Oskar Reinhart: A Swiss Art Collector of European Stature

By Lukas Gloor

Written for the concert An Italian Journey through German Romanticism performed on March 11, 1994 at Avery Fisher Hall at Lincoln Center.

In 1922, Oskar Reinhart – referring not only to his hometown of Winterthur but to Switzerland in general – wrote to a friend: “Here French art rules supreme; the noted private collectors buy only French art and exhibitions of French art abound.” The trend thus described by Oskar Reinhart was indeed fairly recent; on a broader scale, Swiss industrialists and merchants had begun to form collections of contemporary paintings in the years immediately preceding World War I. Following the example of German collectors and museum directors, they had, however, readily focused on the art of the French Impressionists and post-Impressionists, whose works were then quickly gaining international fame and market value.

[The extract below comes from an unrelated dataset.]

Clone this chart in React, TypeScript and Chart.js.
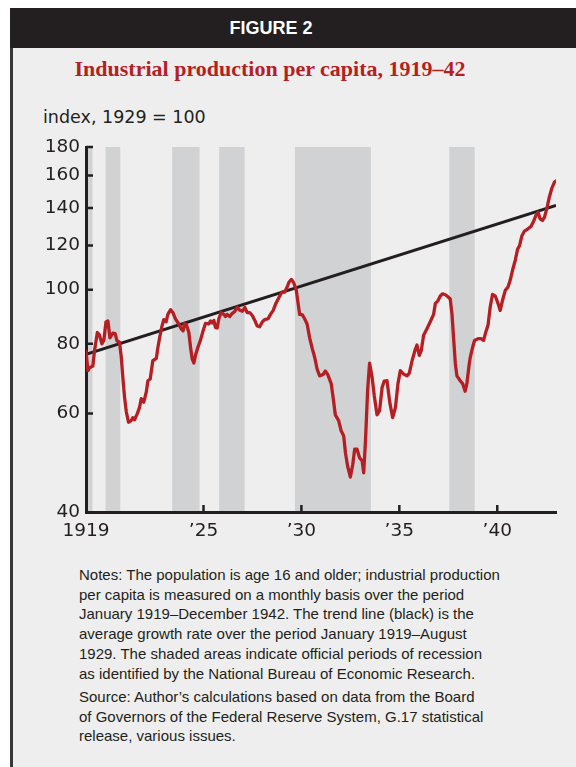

Collecting German art of the same period – popular during the nineteenth century at least in the German speaking part of Switzerland – soon fell out of fashion.

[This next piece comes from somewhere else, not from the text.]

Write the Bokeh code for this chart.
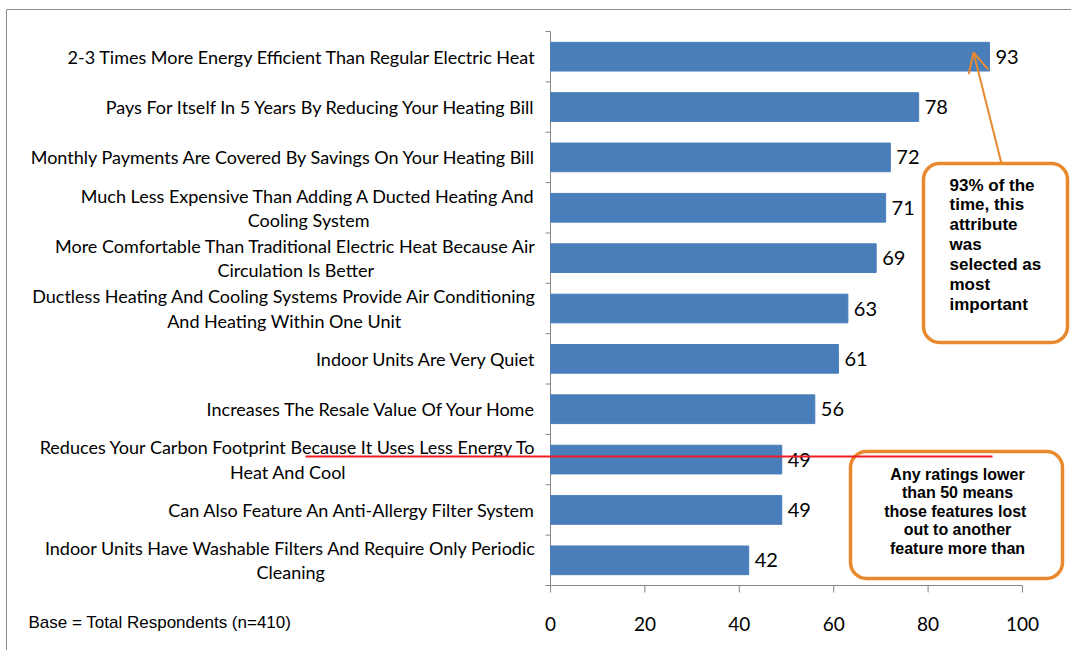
from bokeh.plotting import figure
from bokeh.models import (Range1d, LabelSet, Label, BoxAnnotation,
                          Arrow, OpenHead, ColumnDataSource)
from bokeh.core.properties import value
from bokeh.embed import file_html
from bokeh.resources import INLINE

# ---------------- data ----------------
categories = [
    "2-3 Times More Energy Efficient Than Regular Electric Heat",
    "Pays For Itself In 5 Years By Reducing Your Heating Bill",
    "Monthly Payments Are Covered By Savings On Your Heating Bill",
    "Much Less Expensive Than Adding A Ducted Heating And\nCooling System",
    "More Comfortable Than Traditional Electric Heat Because Air\nCirculation Is Better",
    "Ductless Heating And Cooling Systems Provide Air Conditioning\nAnd Heating Within One Unit",
    "Indoor Units Are Very Quiet",
    "Increases The Resale Value Of Your Home",
    "Reduces Your Carbon Footprint Because It Uses Less Energy To\nHeat And Cool",
    "Can Also Feature An Anti-Allergy Filter System",
    "Indoor Units Have Washable Filters And Require Only Periodic\nCleaning",
]
values = [93, 78, 72, 71, 69, 63, 61, 56, 49, 49, 42]
x_ticks = [0, 20, 40, 60, 80, 100]
x_tick_labels = ["0", "20", "40", "60", "80", "100"]
base_note = "Base = Total Respondents (n=410)"
callout_top = "93% of the\ntime, this\nattribute\nwas\nselected as\nmost\nimportant"
callout_bottom = "Any ratings lower\nthan 50 means\nthose  features lost\nout to another\nfeature more than"

# ---------------- layout constants ----------------
W, H = 1071, 650
FL, FR, FT, FB = 550, 1022, 31, 585   # plot area edges (pixels) for value 0..100, row 0..n
n = len(categories)
pos = [i + 0.5 for i in range(n)]
XMIN, XMAX = 0, 100


def px_x(px):
    return XMIN + (px - FL) * (XMAX - XMIN) / (FR - FL)


def px_y(py):
    return (py - FT) * n / (FB - FT)


BLUE = "#4A7EBB"
ORANGE = "#E8892E"
GRAY = "#868686"

p = figure(width=W, height=H,
           x_range=Range1d(px_x(0), px_x(W)), y_range=Range1d(px_y(H), px_y(0)),
           output_backend="svg", toolbar_location=None,
           x_axis_type=None, y_axis_type=None, min_border=0)
p.outline_line_color = None
p.grid.visible = False
p.background_fill_color = "white"
p.border_fill_color = "white"

# outer border of chart area
p.add_layout(BoxAnnotation(left=px_x(6), right=px_x(W + 40), top=px_y(9), bottom=px_y(H + 40),
                           fill_alpha=0, line_color="#8c8c8c", line_alpha=1, line_width=1,
                           level="underlay"))

# ---- value axis (bottom) ----
p.segment(x0=[XMIN], x1=[XMAX], y0=[n], y1=[n], line_color=GRAY, line_width=1)
p.segment(x0=x_ticks, x1=x_ticks, y0=[n] * len(x_ticks), y1=[px_y(FB + 7)] * len(x_ticks),
          line_color=GRAY, line_width=1)
p.text(x=x_ticks, y=[px_y(623)] * len(x_ticks), text=x_tick_labels,
       text_align="center", text_baseline="middle", text_font=value("Lato"),
       text_font_size="19px", text_color="black")

# ---- category axis (left) ----
bounds = list(range(n + 1))
p.segment(x0=[0], x1=[0], y0=[0], y1=[n], line_color=GRAY, line_width=1)
p.segment(x0=[0] * len(bounds), x1=[px_x(FL - 5)] * len(bounds), y0=bounds, y1=bounds,
          line_color=GRAY, line_width=1)
p.text(x=[0] * n, y=pos, text=categories, x_offset=-14,
       anchor=value("center_right"), text_align="center", text_baseline="middle",
       text_font=value("Lato"), text_font_size="18px", text_line_height=1.1,
       text_color="black")

# bars
src = ColumnDataSource(dict(y=pos, v=values, t=[str(v) for v in values]))
p.hbar(y="y", right="v", left=0, height=0.57, source=src, color=BLUE)

# value labels
p.add_layout(LabelSet(x="v", y="y", text="t", source=src, x_offset=6,
                      text_baseline="middle", text_font=value("Lato"),
                      text_font_size="20px", text_color="black"))

# base note
p.add_layout(Label(x=px_x(28), y=px_y(622), text=base_note, text_baseline="middle",
                   text_font="Liberation Sans", text_font_size="17px", text_color="black"))

# callout 1 with arrow
p.add_layout(BoxAnnotation(left=px_x(923), right=px_x(1067), top=px_y(163), bottom=px_y(342),
                           fill_color="white", fill_alpha=1, line_color=ORANGE, line_alpha=1,
                           line_width=3.5, border_radius=16))
p.add_layout(Label(x=px_x(949), y=px_y(175), text=callout_top, text_baseline="top",
                   text_font="Liberation Sans", text_font_style="bold", text_font_size="17px",
                   text_line_height=1.05, text_color="black"))
p.add_layout(Arrow(end=OpenHead(size=20, line_color=ORANGE, line_width=2),
                   x_start=px_x(1001), y_start=px_y(163), x_end=px_x(973), y_end=px_y(52),
                   line_color=ORANGE, line_width=2))

# callout 2
p.add_layout(BoxAnnotation(left=px_x(850), right=px_x(1062), top=px_y(451), bottom=px_y(578),
                           fill_color="white", fill_alpha=1, line_color=ORANGE, line_alpha=1,
                           line_width=3.5, border_radius=16))
p.add_layout(Label(x=px_x(957), y=px_y(465), text=callout_bottom, text_baseline="top",
                   text_align="center",
                   text_font="Liberation Sans", text_font_style="bold", text_font_size="16px",
                   text_line_height=1.09, text_color="black"))

# red threshold line (drawn over the callout)
p.add_layout(Arrow(start=None, end=None, x_start=px_x(305), y_start=px_y(456),
                   x_end=px_x(992), y_end=px_y(456), line_color="#EE1C25", line_width=2))

open("out.html", "w").write(file_html(p, INLINE))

Oskar Reinhart also had dedicated himself to French art at that time and had started to build up what eventually would arguably become Switzerland’s most important private collection of Old Masters and French Impressionists. It was later bequeathed to the Swiss Confederation and is still installed in Oskar Reinhart’s estate Am Römerholz in Winterthur. Nevertheless, while collecting French paintings, Oskar Reinhart kept his independence to state that “. . . there are also, German masters, and I hope to assemble, over the years, a small but select collection of German pictures.” Today, the small but select” group of paintings which Oskar Reinhart, the son of a wealthy merchant family in Winterthur, set out to bring together in the 1920s proves to be the most outstanding collection in nineteenth- century art from the German speaking area of Europe outside of Germany. In 1939, Oskar Reinhart split his collection apart and gave the German, Swiss and Austrian paintings to the city of Winterthur.

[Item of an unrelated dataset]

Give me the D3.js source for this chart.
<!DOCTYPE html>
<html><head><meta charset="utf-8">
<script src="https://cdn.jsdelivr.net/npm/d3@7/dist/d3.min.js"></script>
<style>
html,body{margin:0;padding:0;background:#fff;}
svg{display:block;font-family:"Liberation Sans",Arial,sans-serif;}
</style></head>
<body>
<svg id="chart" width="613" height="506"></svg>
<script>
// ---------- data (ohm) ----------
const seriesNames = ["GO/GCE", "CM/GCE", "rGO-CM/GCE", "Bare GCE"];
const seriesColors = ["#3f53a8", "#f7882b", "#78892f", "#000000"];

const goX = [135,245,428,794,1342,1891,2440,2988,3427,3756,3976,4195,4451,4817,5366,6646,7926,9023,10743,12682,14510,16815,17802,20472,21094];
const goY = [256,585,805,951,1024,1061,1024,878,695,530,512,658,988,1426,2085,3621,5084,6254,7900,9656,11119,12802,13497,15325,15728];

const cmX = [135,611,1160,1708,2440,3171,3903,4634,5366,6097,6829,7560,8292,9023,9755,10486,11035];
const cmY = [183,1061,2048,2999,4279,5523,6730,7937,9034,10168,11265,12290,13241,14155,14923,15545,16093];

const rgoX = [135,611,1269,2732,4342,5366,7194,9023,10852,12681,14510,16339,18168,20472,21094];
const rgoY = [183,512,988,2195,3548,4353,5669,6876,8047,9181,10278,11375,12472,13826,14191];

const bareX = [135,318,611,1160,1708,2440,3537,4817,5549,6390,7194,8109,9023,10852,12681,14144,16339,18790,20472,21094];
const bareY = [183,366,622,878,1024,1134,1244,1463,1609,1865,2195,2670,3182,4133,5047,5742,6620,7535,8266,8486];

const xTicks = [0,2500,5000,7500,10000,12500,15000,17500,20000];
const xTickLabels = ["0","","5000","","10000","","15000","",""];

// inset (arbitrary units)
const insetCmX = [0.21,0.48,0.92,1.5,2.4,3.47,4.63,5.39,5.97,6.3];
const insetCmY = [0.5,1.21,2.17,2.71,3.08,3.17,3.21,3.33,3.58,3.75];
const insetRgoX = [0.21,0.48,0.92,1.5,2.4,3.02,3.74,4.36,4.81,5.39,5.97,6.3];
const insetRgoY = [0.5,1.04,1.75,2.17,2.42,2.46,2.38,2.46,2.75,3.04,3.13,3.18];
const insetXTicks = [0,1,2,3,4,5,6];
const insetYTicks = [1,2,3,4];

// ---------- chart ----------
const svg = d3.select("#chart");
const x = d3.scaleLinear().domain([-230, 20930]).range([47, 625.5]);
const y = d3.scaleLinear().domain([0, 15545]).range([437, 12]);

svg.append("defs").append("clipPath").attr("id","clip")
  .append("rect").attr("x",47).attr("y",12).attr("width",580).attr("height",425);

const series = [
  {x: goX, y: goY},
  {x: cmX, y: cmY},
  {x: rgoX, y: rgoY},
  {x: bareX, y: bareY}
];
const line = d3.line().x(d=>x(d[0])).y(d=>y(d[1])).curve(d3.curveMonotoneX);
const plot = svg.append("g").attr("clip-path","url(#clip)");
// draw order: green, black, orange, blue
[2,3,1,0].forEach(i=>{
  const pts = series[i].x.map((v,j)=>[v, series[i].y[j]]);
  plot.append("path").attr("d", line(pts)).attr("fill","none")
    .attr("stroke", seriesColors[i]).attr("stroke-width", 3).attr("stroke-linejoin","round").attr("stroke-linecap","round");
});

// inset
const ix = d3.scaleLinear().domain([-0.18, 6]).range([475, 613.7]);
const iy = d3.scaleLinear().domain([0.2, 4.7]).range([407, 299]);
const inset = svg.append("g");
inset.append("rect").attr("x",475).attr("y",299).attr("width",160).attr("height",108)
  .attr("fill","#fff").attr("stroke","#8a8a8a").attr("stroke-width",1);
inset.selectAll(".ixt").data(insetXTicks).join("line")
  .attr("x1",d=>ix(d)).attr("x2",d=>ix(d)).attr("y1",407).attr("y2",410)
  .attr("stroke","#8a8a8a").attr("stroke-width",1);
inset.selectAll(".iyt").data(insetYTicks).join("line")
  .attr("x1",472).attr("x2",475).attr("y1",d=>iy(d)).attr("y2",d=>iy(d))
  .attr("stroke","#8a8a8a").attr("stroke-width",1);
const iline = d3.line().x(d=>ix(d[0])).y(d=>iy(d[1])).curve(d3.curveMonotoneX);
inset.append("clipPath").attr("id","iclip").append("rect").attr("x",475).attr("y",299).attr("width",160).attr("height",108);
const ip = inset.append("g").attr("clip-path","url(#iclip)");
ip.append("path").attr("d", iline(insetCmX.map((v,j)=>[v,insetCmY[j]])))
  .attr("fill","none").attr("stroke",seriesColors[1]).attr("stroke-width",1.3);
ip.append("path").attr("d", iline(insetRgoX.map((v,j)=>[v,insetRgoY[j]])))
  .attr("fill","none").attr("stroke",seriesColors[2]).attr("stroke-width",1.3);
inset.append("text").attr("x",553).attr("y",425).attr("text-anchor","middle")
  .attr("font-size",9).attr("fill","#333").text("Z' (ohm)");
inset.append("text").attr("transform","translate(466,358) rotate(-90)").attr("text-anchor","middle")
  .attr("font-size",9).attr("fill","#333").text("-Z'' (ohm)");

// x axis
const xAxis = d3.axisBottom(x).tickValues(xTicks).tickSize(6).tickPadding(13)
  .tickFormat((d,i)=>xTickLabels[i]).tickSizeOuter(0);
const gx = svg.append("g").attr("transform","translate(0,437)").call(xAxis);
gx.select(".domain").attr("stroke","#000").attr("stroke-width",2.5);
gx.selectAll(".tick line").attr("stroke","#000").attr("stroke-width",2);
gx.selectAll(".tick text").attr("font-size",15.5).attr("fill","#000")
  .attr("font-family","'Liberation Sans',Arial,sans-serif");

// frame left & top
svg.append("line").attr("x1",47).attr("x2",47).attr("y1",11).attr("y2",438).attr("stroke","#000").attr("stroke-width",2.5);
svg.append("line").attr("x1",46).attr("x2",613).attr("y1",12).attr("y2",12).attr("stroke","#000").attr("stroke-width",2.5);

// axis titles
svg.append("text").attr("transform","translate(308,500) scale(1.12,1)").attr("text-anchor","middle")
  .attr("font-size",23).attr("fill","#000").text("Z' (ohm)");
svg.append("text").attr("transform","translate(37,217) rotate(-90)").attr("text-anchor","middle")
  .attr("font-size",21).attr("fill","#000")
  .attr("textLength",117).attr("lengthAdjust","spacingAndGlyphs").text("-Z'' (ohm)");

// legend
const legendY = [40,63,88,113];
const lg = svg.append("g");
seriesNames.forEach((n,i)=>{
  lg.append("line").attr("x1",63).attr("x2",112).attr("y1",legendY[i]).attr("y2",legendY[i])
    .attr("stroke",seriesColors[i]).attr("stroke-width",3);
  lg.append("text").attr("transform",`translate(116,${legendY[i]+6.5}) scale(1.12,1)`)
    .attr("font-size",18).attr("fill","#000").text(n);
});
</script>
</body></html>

Obviously, an eye which had been trained to look carefully at the great French master of the nineteenth century such as G. Courbet, E. Manet, A. Renoir and P. Cézanne would select among their works In a similar spirit, landscape paintings clearly form the core of the collection, as do small oil sketches in which an “impressionist”” approach to painting prevails. The collection span almost two hundred years of art history. Apart from a group of painters active in Geneva shortly before 1800 such as W.A. Toepffer and J.L. Agasse, who later settled in London, the collection emphasizes the importance of the Alpine landscape for Swiss art through paintings by C. Wolf, A. Calame, G. Sengantini and F. Hodler. The collections main focus, however, lies on the German painters of the nineteenth century, including the foremost masters of Romanticism, Realism and Impressionism. Different artistic attitudes are thus represented in the collection: while for C. D. Friedrich, landscape painting assumed an almost religious importance, other German painters of the early 1800s set out in search of beauty in the “classical”” landscape of Italy. A. Menzel’s oil sketches give intimate insights into the modest daily life the artist led in Berlin, the capital of the newly united Germany since 1871. Munich, at that time still Germany’s artistic center, was hometown to a group of painters who followed their master W. Leibl and some French contemporaries whom they greatly admired. However, throughout the second half of the nineteenth century, Italy and Rome maintained their attraction, inducing innumerable painters to travel the country–or as was true for the mast famous amongst them, A. Böcklin–to settle there for many years.